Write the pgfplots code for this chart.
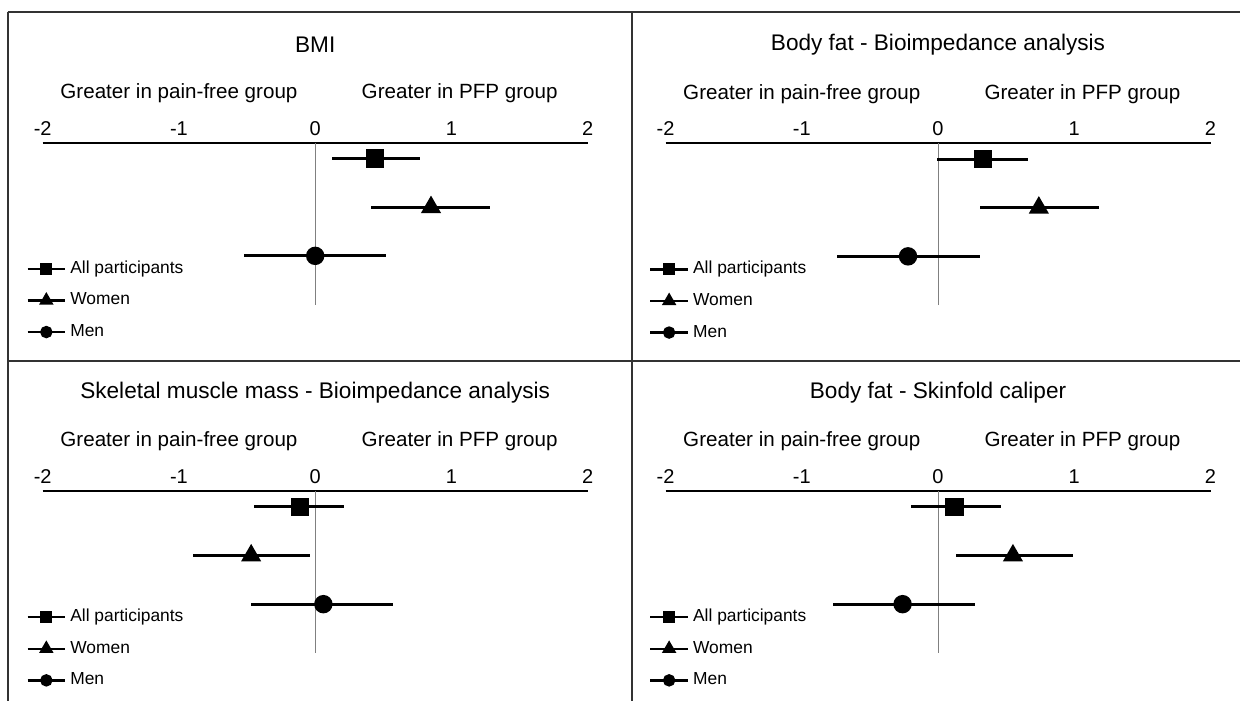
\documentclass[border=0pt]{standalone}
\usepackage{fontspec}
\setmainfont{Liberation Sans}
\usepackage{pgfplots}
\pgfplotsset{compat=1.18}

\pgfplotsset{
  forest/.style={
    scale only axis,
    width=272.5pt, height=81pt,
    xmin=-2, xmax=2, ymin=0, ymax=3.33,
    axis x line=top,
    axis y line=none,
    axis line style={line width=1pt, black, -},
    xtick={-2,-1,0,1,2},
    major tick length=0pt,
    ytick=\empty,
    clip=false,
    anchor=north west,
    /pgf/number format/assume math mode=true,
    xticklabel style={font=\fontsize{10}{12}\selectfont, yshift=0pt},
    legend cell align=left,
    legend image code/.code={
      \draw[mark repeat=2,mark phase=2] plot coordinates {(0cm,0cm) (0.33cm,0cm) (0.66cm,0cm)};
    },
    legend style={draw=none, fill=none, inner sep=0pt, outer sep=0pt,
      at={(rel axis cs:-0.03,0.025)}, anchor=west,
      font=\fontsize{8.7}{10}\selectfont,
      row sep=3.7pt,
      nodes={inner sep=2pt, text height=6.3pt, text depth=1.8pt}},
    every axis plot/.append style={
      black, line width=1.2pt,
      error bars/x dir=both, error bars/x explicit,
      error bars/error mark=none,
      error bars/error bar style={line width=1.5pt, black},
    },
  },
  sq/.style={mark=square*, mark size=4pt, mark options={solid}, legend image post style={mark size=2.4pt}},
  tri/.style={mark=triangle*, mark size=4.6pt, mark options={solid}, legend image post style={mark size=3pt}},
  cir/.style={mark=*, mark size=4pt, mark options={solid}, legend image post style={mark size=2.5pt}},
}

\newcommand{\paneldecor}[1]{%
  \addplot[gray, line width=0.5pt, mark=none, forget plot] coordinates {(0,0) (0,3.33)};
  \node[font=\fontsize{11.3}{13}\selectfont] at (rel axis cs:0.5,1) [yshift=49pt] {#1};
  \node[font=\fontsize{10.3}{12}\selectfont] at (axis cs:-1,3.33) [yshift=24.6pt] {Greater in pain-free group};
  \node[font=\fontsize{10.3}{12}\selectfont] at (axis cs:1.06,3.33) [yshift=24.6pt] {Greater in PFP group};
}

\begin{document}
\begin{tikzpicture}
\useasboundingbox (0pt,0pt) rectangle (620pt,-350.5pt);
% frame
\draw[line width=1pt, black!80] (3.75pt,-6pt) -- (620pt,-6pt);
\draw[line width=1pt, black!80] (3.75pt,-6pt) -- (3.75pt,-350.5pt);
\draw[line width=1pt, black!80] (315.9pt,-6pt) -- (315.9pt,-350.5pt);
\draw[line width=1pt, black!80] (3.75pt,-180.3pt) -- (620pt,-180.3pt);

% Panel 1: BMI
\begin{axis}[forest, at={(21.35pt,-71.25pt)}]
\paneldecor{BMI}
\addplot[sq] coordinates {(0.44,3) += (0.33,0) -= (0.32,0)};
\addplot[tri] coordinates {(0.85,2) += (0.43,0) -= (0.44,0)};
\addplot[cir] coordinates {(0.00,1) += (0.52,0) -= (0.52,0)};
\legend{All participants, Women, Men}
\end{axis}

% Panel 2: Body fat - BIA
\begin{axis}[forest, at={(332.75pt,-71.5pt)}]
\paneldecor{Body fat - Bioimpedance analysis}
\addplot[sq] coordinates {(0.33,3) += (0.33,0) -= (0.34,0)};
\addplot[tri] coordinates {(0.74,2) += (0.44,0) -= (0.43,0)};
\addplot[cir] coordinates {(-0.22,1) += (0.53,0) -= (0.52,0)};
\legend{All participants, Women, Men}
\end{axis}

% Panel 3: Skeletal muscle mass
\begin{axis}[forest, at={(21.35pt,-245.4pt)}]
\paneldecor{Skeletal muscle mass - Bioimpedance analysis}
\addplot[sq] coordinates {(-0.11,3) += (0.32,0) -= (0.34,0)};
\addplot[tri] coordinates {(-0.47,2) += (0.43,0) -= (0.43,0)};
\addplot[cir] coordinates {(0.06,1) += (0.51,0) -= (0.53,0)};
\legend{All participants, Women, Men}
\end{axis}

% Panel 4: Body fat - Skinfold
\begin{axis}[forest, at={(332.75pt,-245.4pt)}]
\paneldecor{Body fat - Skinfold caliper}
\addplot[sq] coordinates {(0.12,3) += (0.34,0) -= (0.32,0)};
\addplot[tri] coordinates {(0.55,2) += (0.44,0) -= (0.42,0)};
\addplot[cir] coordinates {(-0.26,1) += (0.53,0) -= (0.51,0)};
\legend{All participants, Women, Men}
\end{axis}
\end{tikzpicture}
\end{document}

= = = =

__Set exercise__: Take the listing above and restate it word for word, without its pictures.

__Answer to this exercise__:
Write the pgfplots code for this chart.
\documentclass[border=0pt]{standalone}
\usepackage{fontspec}
\setmainfont{Liberation Sans}
\usepackage{pgfplots}
\pgfplotsset{compat=1.18}

\pgfplotsset{
  forest/.style={
    scale only axis,
    width=272.5pt, height=81pt,
    xmin=-2, xmax=2, ymin=0, ymax=3.33,
    axis x line=top,
    axis y line=none,
    axis line style={line width=1pt, black, -},
    xtick={-2,-1,0,1,2},
    major tick length=0pt,
    ytick=\empty,
    clip=false,
    anchor=north west,
    /pgf/number format/assume math mode=true,
    xticklabel style={font=\fontsize{10}{12}\selectfont, yshift=0pt},
    legend cell align=left,
    legend image code/.code={
      \draw[mark repeat=2,mark phase=2] plot coordinates {(0cm,0cm) (0.33cm,0cm) (0.66cm,0cm)};
    },
    legend style={draw=none, fill=none, inner sep=0pt, outer sep=0pt,
      at={(rel axis cs:-0.03,0.025)}, anchor=west,
      font=\fontsize{8.7}{10}\selectfont,
      row sep=3.7pt,
      nodes={inner sep=2pt, text height=6.3pt, text depth=1.8pt}},
    every axis plot/.append style={
      black, line width=1.2pt,
      error bars/x dir=both, error bars/x explicit,
      error bars/error mark=none,
      error bars/error bar style={line width=1.5pt, black},
    },
  },
  sq/.style={mark=square*, mark size=4pt, mark options={solid}, legend image post style={mark size=2.4pt}},
  tri/.style={mark=triangle*, mark size=4.6pt, mark options={solid}, legend image post style={mark size=3pt}},
  cir/.style={mark=*, mark size=4pt, mark options={solid}, legend image post style={mark size=2.5pt}},
}

\newcommand{\paneldecor}[1]{%
  \addplot[gray, line width=0.5pt, mark=none, forget plot] coordinates {(0,0) (0,3.33)};
  \node[font=\fontsize{11.3}{13}\selectfont] at (rel axis cs:0.5,1) [yshift=49pt] {#1};
  \node[font=\fontsize{10.3}{12}\selectfont] at (axis cs:-1,3.33) [yshift=24.6pt] {Greater in pain-free group};
  \node[font=\fontsize{10.3}{12}\selectfont] at (axis cs:1.06,3.33) [yshift=24.6pt] {Greater in PFP group};
}

\begin{document}
\begin{tikzpicture}
\useasboundingbox (0pt,0pt) rectangle (620pt,-350.5pt);
% frame
\draw[line width=1pt, black!80] (3.75pt,-6pt) -- (620pt,-6pt);
\draw[line width=1pt, black!80] (3.75pt,-6pt) -- (3.75pt,-350.5pt);
\draw[line width=1pt, black!80] (315.9pt,-6pt) -- (315.9pt,-350.5pt);
\draw[line width=1pt, black!80] (3.75pt,-180.3pt) -- (620pt,-180.3pt);

% Panel 1: BMI
\begin{axis}[forest, at={(21.35pt,-71.25pt)}]
\paneldecor{BMI}
\addplot[sq] coordinates {(0.44,3) += (0.33,0) -= (0.32,0)};
\addplot[tri] coordinates {(0.85,2) += (0.43,0) -= (0.44,0)};
\addplot[cir] coordinates {(0.00,1) += (0.52,0) -= (0.52,0)};
\legend{All participants, Women, Men}
\end{axis}

% Panel 2: Body fat - BIA
\begin{axis}[forest, at={(332.75pt,-71.5pt)}]
\paneldecor{Body fat - Bioimpedance analysis}
\addplot[sq] coordinates {(0.33,3) += (0.33,0) -= (0.34,0)};
\addplot[tri] coordinates {(0.74,2) += (0.44,0) -= (0.43,0)};
\addplot[cir] coordinates {(-0.22,1) += (0.53,0) -= (0.52,0)};
\legend{All participants, Women, Men}
\end{axis}

% Panel 3: Skeletal muscle mass
\begin{axis}[forest, at={(21.35pt,-245.4pt)}]
\paneldecor{Skeletal muscle mass - Bioimpedance analysis}
\addplot[sq] coordinates {(-0.11,3) += (0.32,0) -= (0.34,0)};
\addplot[tri] coordinates {(-0.47,2) += (0.43,0) -= (0.43,0)};
\addplot[cir] coordinates {(0.06,1) += (0.51,0) -= (0.53,0)};
\legend{All participants, Women, Men}
\end{axis}

% Panel 4: Body fat - Skinfold
\begin{axis}[forest, at={(332.75pt,-245.4pt)}]
\paneldecor{Body fat - Skinfold caliper}
\addplot[sq] coordinates {(0.12,3) += (0.34,0) -= (0.32,0)};
\addplot[tri] coordinates {(0.55,2) += (0.44,0) -= (0.42,0)};
\addplot[cir] coordinates {(-0.26,1) += (0.53,0) -= (0.51,0)};
\legend{All participants, Women, Men}
\end{axis}
\end{tikzpicture}
\end{document}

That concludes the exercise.